Provided data »
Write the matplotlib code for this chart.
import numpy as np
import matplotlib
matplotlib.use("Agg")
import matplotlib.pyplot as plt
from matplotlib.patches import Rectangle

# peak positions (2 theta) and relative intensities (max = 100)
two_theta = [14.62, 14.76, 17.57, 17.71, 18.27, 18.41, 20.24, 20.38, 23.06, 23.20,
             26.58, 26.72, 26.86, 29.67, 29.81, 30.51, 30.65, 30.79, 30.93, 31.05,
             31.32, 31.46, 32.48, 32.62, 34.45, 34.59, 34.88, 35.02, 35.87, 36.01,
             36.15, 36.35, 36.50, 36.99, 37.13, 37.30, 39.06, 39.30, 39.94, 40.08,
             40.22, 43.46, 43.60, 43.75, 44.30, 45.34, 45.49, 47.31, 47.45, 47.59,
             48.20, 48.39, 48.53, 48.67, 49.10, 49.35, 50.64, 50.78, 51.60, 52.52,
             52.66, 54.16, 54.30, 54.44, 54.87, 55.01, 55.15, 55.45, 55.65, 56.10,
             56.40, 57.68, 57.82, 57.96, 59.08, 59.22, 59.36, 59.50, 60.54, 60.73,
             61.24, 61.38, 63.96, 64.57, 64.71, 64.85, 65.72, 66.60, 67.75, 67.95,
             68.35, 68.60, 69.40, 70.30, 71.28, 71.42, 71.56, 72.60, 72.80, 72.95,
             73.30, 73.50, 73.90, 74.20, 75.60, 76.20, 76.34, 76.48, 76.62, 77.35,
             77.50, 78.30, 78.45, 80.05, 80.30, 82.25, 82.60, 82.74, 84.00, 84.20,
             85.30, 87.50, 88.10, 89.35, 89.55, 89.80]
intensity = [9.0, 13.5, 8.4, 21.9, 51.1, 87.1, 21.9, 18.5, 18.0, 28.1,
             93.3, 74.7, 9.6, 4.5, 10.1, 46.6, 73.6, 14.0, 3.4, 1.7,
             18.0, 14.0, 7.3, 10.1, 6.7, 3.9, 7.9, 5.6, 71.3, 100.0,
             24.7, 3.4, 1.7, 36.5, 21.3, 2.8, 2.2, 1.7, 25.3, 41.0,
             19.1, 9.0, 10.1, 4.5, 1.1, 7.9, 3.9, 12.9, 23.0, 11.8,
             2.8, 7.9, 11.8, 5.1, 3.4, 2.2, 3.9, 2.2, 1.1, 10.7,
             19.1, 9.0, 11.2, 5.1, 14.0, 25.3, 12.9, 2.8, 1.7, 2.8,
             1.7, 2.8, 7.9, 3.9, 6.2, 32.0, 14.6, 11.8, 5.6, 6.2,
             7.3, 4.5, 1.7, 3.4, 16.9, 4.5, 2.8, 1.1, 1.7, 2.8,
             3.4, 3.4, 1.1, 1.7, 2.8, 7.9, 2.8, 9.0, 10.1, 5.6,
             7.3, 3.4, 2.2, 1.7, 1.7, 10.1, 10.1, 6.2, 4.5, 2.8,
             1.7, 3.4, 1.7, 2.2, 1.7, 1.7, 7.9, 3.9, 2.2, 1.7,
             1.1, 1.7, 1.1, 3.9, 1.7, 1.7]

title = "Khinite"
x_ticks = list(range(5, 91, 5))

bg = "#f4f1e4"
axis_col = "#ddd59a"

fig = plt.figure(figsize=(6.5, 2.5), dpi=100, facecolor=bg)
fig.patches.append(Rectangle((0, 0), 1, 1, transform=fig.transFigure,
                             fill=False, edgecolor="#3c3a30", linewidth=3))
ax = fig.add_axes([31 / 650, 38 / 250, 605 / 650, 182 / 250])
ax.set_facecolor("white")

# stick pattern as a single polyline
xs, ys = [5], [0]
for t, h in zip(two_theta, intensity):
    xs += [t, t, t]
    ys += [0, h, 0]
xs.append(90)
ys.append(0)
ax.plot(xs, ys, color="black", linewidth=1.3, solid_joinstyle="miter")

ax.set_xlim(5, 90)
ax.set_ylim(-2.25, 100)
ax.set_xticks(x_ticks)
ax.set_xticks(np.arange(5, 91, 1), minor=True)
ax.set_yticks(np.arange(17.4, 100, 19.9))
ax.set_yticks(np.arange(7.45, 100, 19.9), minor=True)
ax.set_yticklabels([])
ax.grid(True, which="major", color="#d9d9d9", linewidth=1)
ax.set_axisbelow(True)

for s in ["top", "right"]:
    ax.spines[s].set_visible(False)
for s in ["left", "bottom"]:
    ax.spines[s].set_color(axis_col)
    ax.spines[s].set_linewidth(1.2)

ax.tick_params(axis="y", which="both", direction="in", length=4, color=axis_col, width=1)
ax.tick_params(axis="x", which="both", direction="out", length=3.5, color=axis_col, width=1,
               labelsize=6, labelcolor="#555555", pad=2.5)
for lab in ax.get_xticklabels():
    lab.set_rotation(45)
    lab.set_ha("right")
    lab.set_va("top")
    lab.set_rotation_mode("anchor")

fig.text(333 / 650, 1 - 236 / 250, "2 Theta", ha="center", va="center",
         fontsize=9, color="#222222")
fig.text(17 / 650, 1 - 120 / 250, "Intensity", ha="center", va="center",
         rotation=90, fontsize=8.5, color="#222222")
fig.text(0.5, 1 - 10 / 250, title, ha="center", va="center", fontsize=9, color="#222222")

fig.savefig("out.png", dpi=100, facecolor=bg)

* * *

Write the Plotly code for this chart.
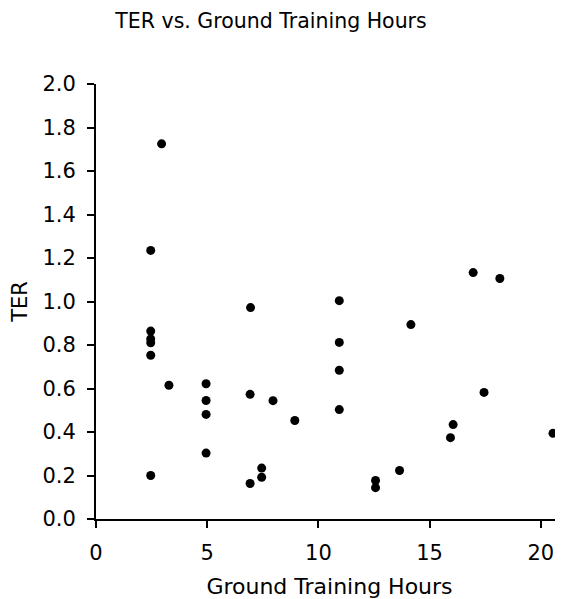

Task details » Gather up every line from the listing above in which the word "this" occurs.

Task answer »
Write the matplotlib code for this chart.
Write the Plotly code for this chart.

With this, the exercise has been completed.